Hi all,
I’m currently working on a kernel which deals with a lot of data. These data are stored in arrays allocated through cudaMalloc().
To improve the speed, and as some has to be accessed many times, I copy the data used by one block in the shared memory. The whole computation is then done with the shared memory and at the end of the kernel I write the results back in the shared memory.
The kernel takes less than a second to run, which is the expected time. But sometimes, when I compile the file again without changing anything, the same code takes more than 5 minutes to execute. I don’t understand why this happens.

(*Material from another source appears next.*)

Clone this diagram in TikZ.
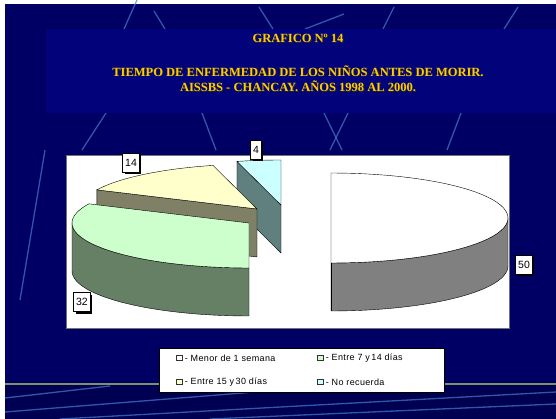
\documentclass[tikz,border=0pt]{standalone}
\usepackage{fontspec}
\setmainfont{Liberation Serif}
\newfontfamily\arial{Liberation Sans}
\newfontfamily\arialley{Liberation Sans}[LetterSpace=4]
\usetikzlibrary{shadows, positioning, calc}

\definecolor{fondo}{RGB}{0,0,100}
\definecolor{fondobajo}{RGB}{0,0,82}
\definecolor{cajatit}{RGB}{2,2,122}
\definecolor{amarillo}{RGB}{255,204,0}
\definecolor{raya}{RGB}{70,125,205}
\definecolor{horizonte}{RGB}{125,145,105}
\definecolor{ladob}{RGB}{128,128,128}
\definecolor{verdec}{RGB}{204,255,204}
\definecolor{ladov}{RGB}{102,128,102}
\definecolor{cremac}{RGB}{255,255,204}
\definecolor{ladok}{RGB}{128,128,102}
\definecolor{cianc}{RGB}{204,255,255}
\definecolor{ladoc}{RGB}{96,128,128}

\newcommand{\sombra}[1]{\leavevmode\rlap{\kern0.8pt\raisebox{-0.8pt}{\color{black!85}#1}}#1}
\def\rx{177}
\def\ry{45}
\def\dz{48}

\begin{document}
\begin{tikzpicture}[x=1pt,y=-1pt,
  titulo/.style={text=amarillo,font=\bfseries\fontsize{12.5}{15.5}\selectfont,inner sep=0pt},
  etiq/.style={draw=black,fill=white,font=\arial\fontsize{10.5}{11}\selectfont,inner xsep=2.5pt,inner ysep=1pt,minimum height=19pt,
    general shadow={fill=black,shadow xshift=2pt,shadow yshift=-2pt}},
  ley/.style={font=\arialley\fontsize{9}{10}\selectfont,anchor=west,inner sep=0pt},
  marca/.style={draw=black!80,thick,minimum width=5.5pt,minimum height=5pt,inner sep=0pt},
  rayita/.style={line width=1.3pt,raya,opacity=.7}
]
\useasboundingbox (0,0) rectangle (556,419);
\fill[white] (0,0) rectangle (556,419);
\fill[fondo] (5,4) rectangle (556,419);
\fill[fondobajo] (5,385) rectangle (556,419);

% rayas del fondo
\draw[rayita] (124,29) -- (137,0);
\draw[rayita] (154,11) -- (165,29);
\draw[rayita] (259,7) -- (273,29);
\draw[rayita] (305,29) -- (344,14);
\draw[rayita] (383,29) -- (394,7);
\draw[rayita] (504,29) -- (518,7);
\draw[rayita] (82,150) -- (106,113);
\draw[rayita] (202,113) -- (216,150);
\draw[rayita] (324,113) -- (342,150);
\draw[rayita] (348,113) -- (330,150);
\draw[rayita] (461,113) -- (447,150);
\draw[rayita] (45,150) -- (20,300);
\draw[rayita] (5,412) -- (330,386);
\draw[rayita] (60,419) -- (556,392);
\draw[rayita] (210,419) -- (556,404);
\draw[rayita] (5,398) -- (110,386);
\draw[horizonte,line width=1.5pt] (5,384) -- (556,384);

% titulo
\fill[cajatit] (46,29) rectangle (556,113);
\node[titulo] (grafico) at (298,39) {\sombra{GRAFICO Nº 14}};
\node[titulo,align=center] (tema) at (298,79) {\sombra{TIEMPO DE ENFERMEDAD DE LOS NIÑOS ANTES DE MORIR.}\\
  \sombra{AISSBS - CHANCAY. AÑOS 1998 AL 2000.}};

% area del grafico
\draw[fill=white,draw=black!55] (66,155) rectangle (509,328);

% menor de 1 semana
\draw[fill=ladob] plot[domain=0:-90,samples=30] ({331+\rx*cos(\x)},{218-\ry*sin(\x)})
  -- plot[domain=-90:0,samples=30] ({331+\rx*cos(\x)},{218+\dz-\ry*sin(\x)}) -- cycle;
\draw[fill=white] (331,173) -- plot[domain=90:-90,samples=50] ({331+\rx*cos(\x)},{218-\ry*sin(\x)}) -- cycle;
\draw (331,263) -- (331,311);

% no recuerda
\draw[fill=ladoc] (281,205) -- ++({\rx*cos(104.4)},{-\ry*sin(104.4)}) -- ++(0,\dz) -- (281,{205+\dz}) -- cycle;
\draw[fill=cianc] (281,205) -- plot[domain=90:104.4,samples=10] ({281+\rx*cos(\x)},{205-\ry*sin(\x)}) -- cycle;

% entre 15 y 30 dias
\draw[fill=ladok] (257,209) -- ++({\rx*cos(154.8)},{-\ry*sin(154.8)}) -- ++(0,\dz) -- (257,{209+\dz}) -- cycle;
\draw[fill=cremac] (257,209) -- plot[domain=104.4:154.8,samples=25] ({257+\rx*cos(\x)},{209-\ry*sin(\x)}) -- cycle;

% entre 7 y 14 dias
\draw[fill=ladov] plot[domain=180:270,samples=30] ({249+\rx*cos(\x)},{223-\ry*sin(\x)})
  -- plot[domain=270:180,samples=30] ({249+\rx*cos(\x)},{223+\dz-\ry*sin(\x)}) -- cycle;
\draw[fill=verdec] (249,223) -- plot[domain=154.8:270,samples=40] ({249+\rx*cos(\x)},{223-\ry*sin(\x)}) -- cycle;

% etiquetas
\node[etiq] (e50) at (524,265) {50};
\node[etiq] (e32) at (82,302) {32};
\node[etiq] (e14) at (131,163) {14};
\node[etiq] (e4) at (256,150) {4};

% leyenda
\node[draw=black,fill=white,minimum width=285pt,minimum height=44pt,inner sep=0pt] (leyenda) at (301.5,370) {};
\node[marca,fill=white] (m1) at (179.5,358) {};
\node[ley,right=2pt of m1] (l1) {- Menor de 1 semana};
\node[marca,fill=verdec] (m2) at (320.5,358) {};
\node[ley,right=2pt of m2] (l2) {- Entre 7 y\,14 días};
\node[marca,fill=cremac] (m3) at (179.5,382) {};
\node[ley,right=2pt of m3] (l3) {- Entre 15 y\,30 días};
\node[marca,fill=cianc] (m4) at (320.5,382) {};
\node[ley,right=2pt of m4] (l4) {- No recuerda};
\end{tikzpicture}
\end{document}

I also noticed that if I don’t change the value stored in the shared memory this never happens. the program is always fast. This may not be relevent as the compiler may simplify many things if it can see that I never chnage the values contained in the shared memory.
Here is my kernel :
__device__ inline void evolutionComputation(int p, int nbParticlesInBlock, float* evolution)
{
for (int n = 0; n<nbParticlesInblock; ++n)
{
evolution[p] += 1.f; //If y comment ou this line. The program is always quick
}
}
__global__ void evolutionKernel(float* p_evolution, int* p_firstParticleArray)
{
__shared__ int lastParticleIndex, firstParticleIndex, nbParticles, cellIndex;
extern __shared__ float s_data[]; //Array in shared memory used to store the information of the particles of this block
int threadIndex = threadIdx.x; //Index of the thread inside the block
// Thread 0 computes common data
if (threadIndex == 0)
{
//Reckon information about the block
cellIndex = blockIdx.x + blockIdx.y * gridDim.x; //Index of the current block
lastParticleIndex = p_firstParticleArray[cellIndex+1]; //Index of the last particle of this block
firstParticleIndex = p_firstParticleArray[cellIndex]; //Index of the first particle of this block
nbParticles = lastParticleIndex - firstParticleIndex; //Number of particles in the cell
}
//Synchronize the threads to ensure that all information are really available to all threads
__syncthreads();
//Reckon the global index of the particle
int particleIndex = firstParticleIndex + threadIndex;
//Check if the particle is in this block
if (particleIndex < lastParticleIndex)
{
//Create sub arrays
float* s_evolution = s_data;
s_evolution[threadIndex] = p_evolution[particleIndex];
//Wait until all threads are done with the copy operations
__syncthreads();
//Sets the evolution to 0
s_evolution[threadIndex] = 0.;
//Compute forces between particles of the same block
evolutionComputation(threadIndex, nbParticles, s_evolution);
//Writes the acceleration in the global memory
p_evolution[particleIndex] = s_evolution[threadIndex];
}
}
The two arrays received as arguments of the kernel are declared outside any functions as follow:
float* g_evolution;
int* g_firstParticleIndex;
and allocated through cudaMalloc() as usual.
Notice that there is a write in the shared memory in the global function as well but this one doesn’t slow down the computation. It is only the one in the device function.
I suppose that I’m doing something wrong somewhere.
Thanks for your help, I’m getting really confused with this not reproducible behaviour of my code.